■ Exercise brief:
Every line that holds the string "this" is to be identified and copied.

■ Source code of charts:
· · ·

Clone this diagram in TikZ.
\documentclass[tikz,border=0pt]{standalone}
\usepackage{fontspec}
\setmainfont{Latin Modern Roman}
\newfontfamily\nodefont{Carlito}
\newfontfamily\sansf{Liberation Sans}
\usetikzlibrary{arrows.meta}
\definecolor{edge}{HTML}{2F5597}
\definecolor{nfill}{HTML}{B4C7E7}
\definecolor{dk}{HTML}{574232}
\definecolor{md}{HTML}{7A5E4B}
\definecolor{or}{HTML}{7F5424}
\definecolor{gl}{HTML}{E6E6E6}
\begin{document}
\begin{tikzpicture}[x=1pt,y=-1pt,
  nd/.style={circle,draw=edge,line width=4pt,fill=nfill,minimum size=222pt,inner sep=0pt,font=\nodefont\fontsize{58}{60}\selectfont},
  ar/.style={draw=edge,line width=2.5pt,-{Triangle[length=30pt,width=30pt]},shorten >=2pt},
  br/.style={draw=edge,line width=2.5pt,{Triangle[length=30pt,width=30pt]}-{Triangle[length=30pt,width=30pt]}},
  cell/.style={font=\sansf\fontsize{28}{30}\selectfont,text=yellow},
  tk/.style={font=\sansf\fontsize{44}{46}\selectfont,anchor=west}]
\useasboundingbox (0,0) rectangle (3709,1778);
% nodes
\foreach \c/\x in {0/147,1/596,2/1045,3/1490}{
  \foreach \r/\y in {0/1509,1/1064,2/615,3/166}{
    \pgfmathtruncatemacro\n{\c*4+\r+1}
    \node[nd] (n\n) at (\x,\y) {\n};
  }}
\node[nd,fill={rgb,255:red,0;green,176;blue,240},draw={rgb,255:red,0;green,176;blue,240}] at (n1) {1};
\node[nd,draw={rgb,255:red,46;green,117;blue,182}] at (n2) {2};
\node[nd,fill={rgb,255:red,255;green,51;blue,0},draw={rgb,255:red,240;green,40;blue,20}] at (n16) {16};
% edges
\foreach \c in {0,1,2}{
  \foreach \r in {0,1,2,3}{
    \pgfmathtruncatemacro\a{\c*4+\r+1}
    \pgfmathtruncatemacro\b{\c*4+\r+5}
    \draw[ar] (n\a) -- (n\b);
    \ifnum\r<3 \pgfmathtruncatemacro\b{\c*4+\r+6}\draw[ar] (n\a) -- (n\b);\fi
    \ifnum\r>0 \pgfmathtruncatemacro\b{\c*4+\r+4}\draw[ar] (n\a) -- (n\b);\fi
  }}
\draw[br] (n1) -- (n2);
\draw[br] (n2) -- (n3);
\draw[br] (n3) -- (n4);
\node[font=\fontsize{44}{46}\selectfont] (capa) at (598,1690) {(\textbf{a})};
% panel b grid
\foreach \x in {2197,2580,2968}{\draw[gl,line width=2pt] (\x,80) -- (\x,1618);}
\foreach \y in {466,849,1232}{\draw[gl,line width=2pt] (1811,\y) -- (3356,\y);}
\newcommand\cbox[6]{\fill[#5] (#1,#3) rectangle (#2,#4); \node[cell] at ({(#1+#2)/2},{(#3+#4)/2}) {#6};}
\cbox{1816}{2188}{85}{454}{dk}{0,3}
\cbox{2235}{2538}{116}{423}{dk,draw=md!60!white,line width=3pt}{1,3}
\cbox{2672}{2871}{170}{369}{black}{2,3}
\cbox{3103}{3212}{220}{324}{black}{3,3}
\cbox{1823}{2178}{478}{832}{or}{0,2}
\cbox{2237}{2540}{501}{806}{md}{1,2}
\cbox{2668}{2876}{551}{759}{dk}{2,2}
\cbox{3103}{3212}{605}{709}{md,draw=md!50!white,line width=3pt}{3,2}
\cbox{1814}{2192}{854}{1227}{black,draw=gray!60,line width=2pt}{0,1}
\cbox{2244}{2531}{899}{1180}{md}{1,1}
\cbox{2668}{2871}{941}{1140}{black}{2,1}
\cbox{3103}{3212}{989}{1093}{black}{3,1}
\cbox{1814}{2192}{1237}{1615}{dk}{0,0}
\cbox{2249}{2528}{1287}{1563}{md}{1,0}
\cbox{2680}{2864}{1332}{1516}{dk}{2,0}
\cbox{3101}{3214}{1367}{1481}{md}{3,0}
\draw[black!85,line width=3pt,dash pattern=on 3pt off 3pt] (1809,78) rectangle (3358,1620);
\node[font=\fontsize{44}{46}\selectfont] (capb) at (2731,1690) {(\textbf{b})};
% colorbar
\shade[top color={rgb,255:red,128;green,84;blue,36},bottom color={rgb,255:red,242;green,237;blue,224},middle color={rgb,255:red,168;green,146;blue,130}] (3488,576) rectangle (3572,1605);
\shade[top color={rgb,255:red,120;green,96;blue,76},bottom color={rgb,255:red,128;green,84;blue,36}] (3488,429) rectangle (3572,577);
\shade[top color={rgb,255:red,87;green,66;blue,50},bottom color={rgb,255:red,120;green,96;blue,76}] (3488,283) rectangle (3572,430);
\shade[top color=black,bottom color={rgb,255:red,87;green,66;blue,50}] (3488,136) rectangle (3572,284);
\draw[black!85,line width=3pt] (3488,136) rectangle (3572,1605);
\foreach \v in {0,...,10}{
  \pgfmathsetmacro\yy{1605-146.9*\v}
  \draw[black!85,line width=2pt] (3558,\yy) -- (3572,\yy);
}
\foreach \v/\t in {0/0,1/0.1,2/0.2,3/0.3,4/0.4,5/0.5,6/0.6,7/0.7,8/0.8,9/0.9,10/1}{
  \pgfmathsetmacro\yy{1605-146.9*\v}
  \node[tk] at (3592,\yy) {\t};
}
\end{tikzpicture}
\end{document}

· · ·

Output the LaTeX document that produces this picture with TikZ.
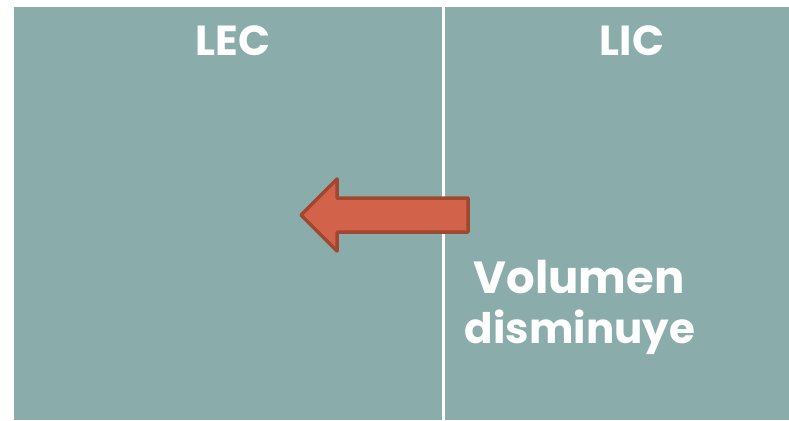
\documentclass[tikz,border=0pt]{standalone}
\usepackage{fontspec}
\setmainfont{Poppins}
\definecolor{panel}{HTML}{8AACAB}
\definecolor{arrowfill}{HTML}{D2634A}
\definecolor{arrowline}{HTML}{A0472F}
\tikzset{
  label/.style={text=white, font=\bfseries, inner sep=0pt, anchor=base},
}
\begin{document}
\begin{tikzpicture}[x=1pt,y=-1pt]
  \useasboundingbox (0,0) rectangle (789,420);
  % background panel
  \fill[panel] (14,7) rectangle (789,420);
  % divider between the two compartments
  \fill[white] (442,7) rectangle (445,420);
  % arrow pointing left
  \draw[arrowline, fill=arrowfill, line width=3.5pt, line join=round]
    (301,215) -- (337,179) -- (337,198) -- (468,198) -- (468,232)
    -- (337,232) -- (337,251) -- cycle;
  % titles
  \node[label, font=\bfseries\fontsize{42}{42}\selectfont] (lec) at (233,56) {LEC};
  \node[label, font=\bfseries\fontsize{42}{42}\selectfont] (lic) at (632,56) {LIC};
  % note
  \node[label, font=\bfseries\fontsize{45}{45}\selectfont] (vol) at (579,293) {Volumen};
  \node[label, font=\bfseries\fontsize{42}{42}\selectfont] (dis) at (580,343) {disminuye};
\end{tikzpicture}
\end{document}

· · ·

■ The response:
Clone this diagram in TikZ.
Output the LaTeX document that produces this picture with TikZ.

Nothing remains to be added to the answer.